WRITTEN EXERCISE: Pictures within the data are to be left out; everything else must be reproduced exactly.

INFORMATION SHOWN:
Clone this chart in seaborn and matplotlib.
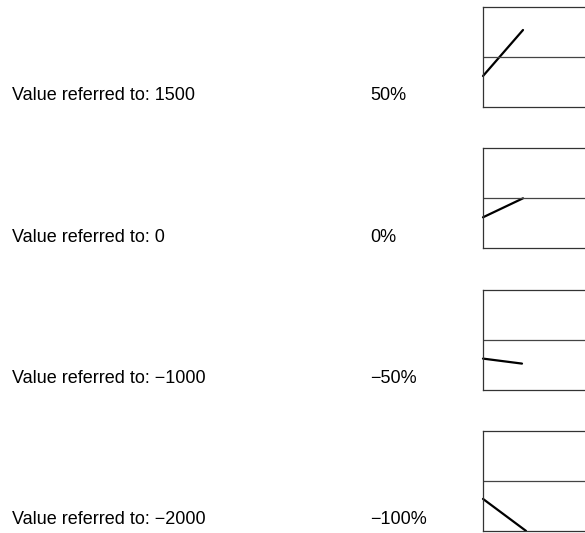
"""Reference value scaling: four small characteristic sketches with their labels."""
import pandas as pd
import matplotlib
matplotlib.use("Agg")
import matplotlib.pyplot as plt
import seaborn as sns

# values
ref_values = ["1500", "0", "\u22121000", "\u22122000"]
percent_labels = ["50%", "0%", "\u221250%", "\u2212100%"]
line_start_y = [-0.38, -0.38, -0.38, -0.36]
line_end_y = [0.54, 0.0, -0.48, -1.0]
line_end_x = [40, 40, 39, 43]

W, H = 585, 533
sns.set_theme(style="white")
plt.rcParams["font.family"] = ["Liberation Sans", "DejaVu Sans"]

fig = plt.figure(figsize=(W / 100, H / 100), dpi=100)

for i in range(len(ref_values)):
    box_bottom = 107 + 141.3 * i   # px from top
    box_h = 100
    ax = fig.add_axes([483 / W, 1 - box_bottom / H, 107 / W, box_h / H])
    df = pd.DataFrame({"x": [0, line_end_x[i]],
                       "y": [line_start_y[i], line_end_y[i]]})
    sns.lineplot(data=df, x="x", y="y", ax=ax, color="black", lw=1.6,
                 clip_on=False)
    ax.axhline(0, color="#444444", lw=0.9)
    ax.set_xlim(0, 107)
    ax.set_ylim(-1, 1)
    ax.set_xticks([])
    ax.set_yticks([])
    ax.set_xlabel("")
    ax.set_ylabel("")
    for s in ax.spines.values():
        s.set_color("#333333")
        s.set_linewidth(0.9)
        s.set_visible(True)

    baseline = 1 - (box_bottom - 6.5) / H
    fig.text(12 / W, baseline, f"Value referred to: {ref_values[i]}",
             fontsize=13, va="baseline", ha="left", color="black")
    fig.text(370 / W, baseline, percent_labels[i],
             fontsize=13, va="baseline", ha="left", color="black")

fig.savefig("out.png", dpi=100)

ANSWER BELOW:
Clone this chart in seaborn and matplotlib.
"""Reference value scaling: four small characteristic sketches with their labels."""
import pandas as pd
import matplotlib
matplotlib.use("Agg")
import matplotlib.pyplot as plt
import seaborn as sns

# values
ref_values = ["1500", "0", "\u22121000", "\u22122000"]
percent_labels = ["50%", "0%", "\u221250%", "\u2212100%"]
line_start_y = [-0.38, -0.38, -0.38, -0.36]
line_end_y = [0.54, 0.0, -0.48, -1.0]
line_end_x = [40, 40, 39, 43]

W, H = 585, 533
sns.set_theme(style="white")
plt.rcParams["font.family"] = ["Liberation Sans", "DejaVu Sans"]

fig = plt.figure(figsize=(W / 100, H / 100), dpi=100)

for i in range(len(ref_values)):
    box_bottom = 107 + 141.3 * i   # px from top
    box_h = 100
    ax = fig.add_axes([483 / W, 1 - box_bottom / H, 107 / W, box_h / H])
    df = pd.DataFrame({"x": [0, line_end_x[i]],
                       "y": [line_start_y[i], line_end_y[i]]})
    sns.lineplot(data=df, x="x", y="y", ax=ax, color="black", lw=1.6,
                 clip_on=False)
    ax.axhline(0, color="#444444", lw=0.9)
    ax.set_xlim(0, 107)
    ax.set_ylim(-1, 1)
    ax.set_xticks([])
    ax.set_yticks([])
    ax.set_xlabel("")
    ax.set_ylabel("")
    for s in ax.spines.values():
        s.set_color("#333333")
        s.set_linewidth(0.9)
        s.set_visible(True)

    baseline = 1 - (box_bottom - 6.5) / H
    fig.text(12 / W, baseline, f"Value referred to: {ref_values[i]}",
             fontsize=13, va="baseline", ha="left", color="black")
    fig.text(370 / W, baseline, percent_labels[i],
             fontsize=13, va="baseline", ha="left", color="black")

fig.savefig("out.png", dpi=100)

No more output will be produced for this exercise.